I think that my favorite ride was Soaring over California. You sit in a ski lift-like buggy in front of a massive screen which effectively fills your entire field of vision. On the screen a film is projected from the point of view of Superman, or some gravity-defying Disney character, flying over the Golden Gate Bridge, through Yosemite, and various other parts of California, except I think Sacramento, our capital, which didn’t seem to make the cut. They raise the seats and blow air at you, and even pine scent as you pass over the timber line, so that the effect is like you’re really soaring over the state. It was simultaneously completely convincing and completely artificial, like being tossed into a giant movie.

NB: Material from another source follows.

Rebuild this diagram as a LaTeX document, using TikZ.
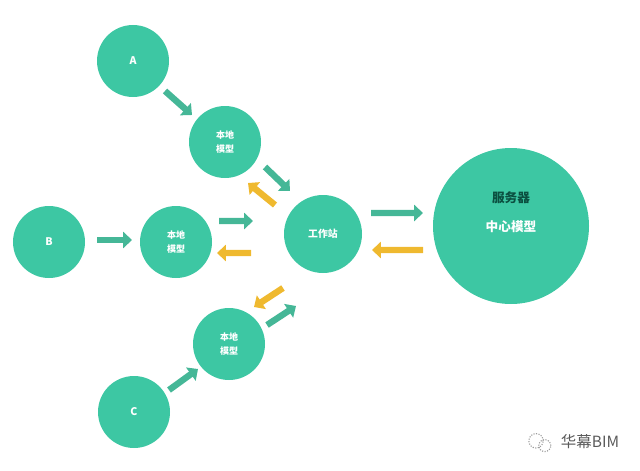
\documentclass[tikz,border=0pt]{standalone}
\usepackage{fontspec}
\setmainfont{Noto Sans CJK SC}
\usetikzlibrary{arrows.meta, positioning}
\definecolor{bimteal}{HTML}{3DC7A3}
\definecolor{bimgreen}{HTML}{45B797}
\definecolor{bimamber}{HTML}{EFB92F}
\definecolor{bimdark}{HTML}{0B4F40}
\definecolor{bimmuted}{HTML}{5A5A5A}

\begin{document}
\begin{tikzpicture}[
    on grid,
    disc/.style={circle,fill=bimteal,inner sep=0pt,align=center,text=white},
    user/.style={disc,minimum size=1.8cm,font=\fontsize{7.5}{9}\selectfont\bfseries},
    localmodel/.style={disc,minimum size=1.8cm,font=\fontsize{6.4}{10.5}\selectfont\bfseries},
    flow/.style={-{Triangle[length=0.22cm,width=0.4cm]},line width=0.16cm},
    pushflow/.style={flow,bimgreen},
    pullflow/.style={flow,bimamber},
    wechat/.style={circle,draw=bimmuted!60,densely dotted,thick,inner sep=0pt},
  ]
    \useasboundingbox (0,0) rectangle (16,-11.75);

    \node[disc, minimum size=1.95cm, font=\fontsize{7}{9}\selectfont\bfseries] (station) at (8.075,-5.85) {工作站};
    \node[disc, minimum size=3.9cm, above right=0.2cm and 4.7cm of station] (server) {};
    \node[font=\fontsize{9}{11}\selectfont\bfseries, text=bimdark, above=0.72cm of server] (serverlabel) {服务器};
    \node[font=\fontsize{9}{11}\selectfont\bfseries, text=white, below=0.02cm of server] (centermodel) {中心模型};

    \node[localmodel, above left=2.3cm and 2.45cm of station] (modelA) {本地\\模型};
    \node[localmodel, below left=0.2cm and 3.675cm of station] (modelB) {本地\\模型};
    \node[localmodel, below left=2.75cm and 2.35cm of station] (modelC) {本地\\模型};

    \node[user, above left=2.025cm and 2.3cm of modelA] (userA) {A};
    \node[user, left=3.175cm of modelB] (userB) {B};
    \node[user, below left=1.7cm and 2.375cm of modelC] (userC) {C};

    \draw[pushflow] ([shift={(0.8,-0.75)}]userA.center) -- ([shift={(-0.825,0.675)}]modelA.center);
    \draw[pushflow] ([shift={(1.2,0.05)}]userB.center) -- ([shift={(-1.1,0.05)}]modelB.center);
    \draw[pushflow] ([shift={(0.875,0.55)}]userC.center) -- ([shift={(-0.775,-0.625)}]modelC.center);

    \draw[pushflow] ([shift={(1,-0.625)}]modelA.center) -- ([shift={(-0.825,1.075)}]station.center);
    \draw[pullflow] ([shift={(-1.2,0.725)}]station.center) -- ([shift={(0.575,-1.025)}]modelA.center);
    \draw[pushflow] ([shift={(1.075,0.525)}]modelB.center) -- ([shift={(-1.75,0.325)}]station.center);
    \draw[pullflow] ([shift={(-1.8,-0.475)}]station.center) -- ([shift={(1.025,-0.275)}]modelB.center);
    \draw[pushflow] ([shift={(0.95,0.475)}]modelC.center) -- ([shift={(-0.675,-1.8)}]station.center);
    \draw[pullflow] ([shift={(-1,-1.35)}]station.center) -- ([shift={(0.625,0.925)}]modelC.center);

    \draw[pushflow] ([shift={(1.2,0.525)}]station.center) -- ([shift={(-2.2,0.325)}]server.center);
    \draw[pullflow] ([shift={(-2.2,-0.6)}]server.center) -- ([shift={(1.225,-0.4)}]station.center);

    % watermark
    \node[wechat, minimum size=0.36cm] (iconbig) at (13.4,-11.02) {};
    \node[wechat, minimum size=0.3cm, below right=0.12cm and 0.22cm of iconbig] (iconsmall) {};
    \node[font=\fontsize{11}{13}\selectfont, text=bimmuted] (mark) at (14.75,-11.05) {华幕BIM};
  \end{tikzpicture}
\end{document}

I also loved the Hollywood Tower of Terror. You get in an elevator in this old hotel and suddenly you’re dropped 14 stories. And then the elevator goes up again and you’re dropped again. And again. I screamed and screamed. Aaaaaaaah! I nearly lost my corn dogs.
We dined in Ariel’s Grotto, outside by the water, romantic, in the only table with no heat overhead. So I shivered through my meal, warmed visually by Señor Grant’s fiery countenance. After dinner we made our way through several heated indoor attractions and then, suitably warmed, hopped over to the other side of the lake to see the World of Color show, “the WOOON-derful world of COOOOOO-loooooooor!” in which scenes from recent Disney films are projected on eruptions and sprays of water. Despite the signs everywhere warning that the area we were in was a “wet” zone, Señor Grant insisted that it was “only a mist.” When our neighbors expressed concern about getting wet, he calmed them with “it’s only a light mist.” The show was dazzling, the colored jets of water zigging and zagging, the fountains growing higher and higher… and then came the deluge. Which didn’t stop. Everyone around started screaming, I ducked behind Señor Grant but to no avail. We were soaked. I tried to avoid the angry stares of my wet neighbors, glaring at Señor Grant.
Actually I loved all the rides—the roller coasters, the singing animatronic critters, the Haunted Mansion—except for the Finding Nemo submarine ride, which was pretty lame. But to be fair to the Disney designers, by the time we got there, it was close to midnight, the corn dogs were wreaking havoc with my GI tract, we were wet, tired, kids were crying, everybody stank. It was time to go home.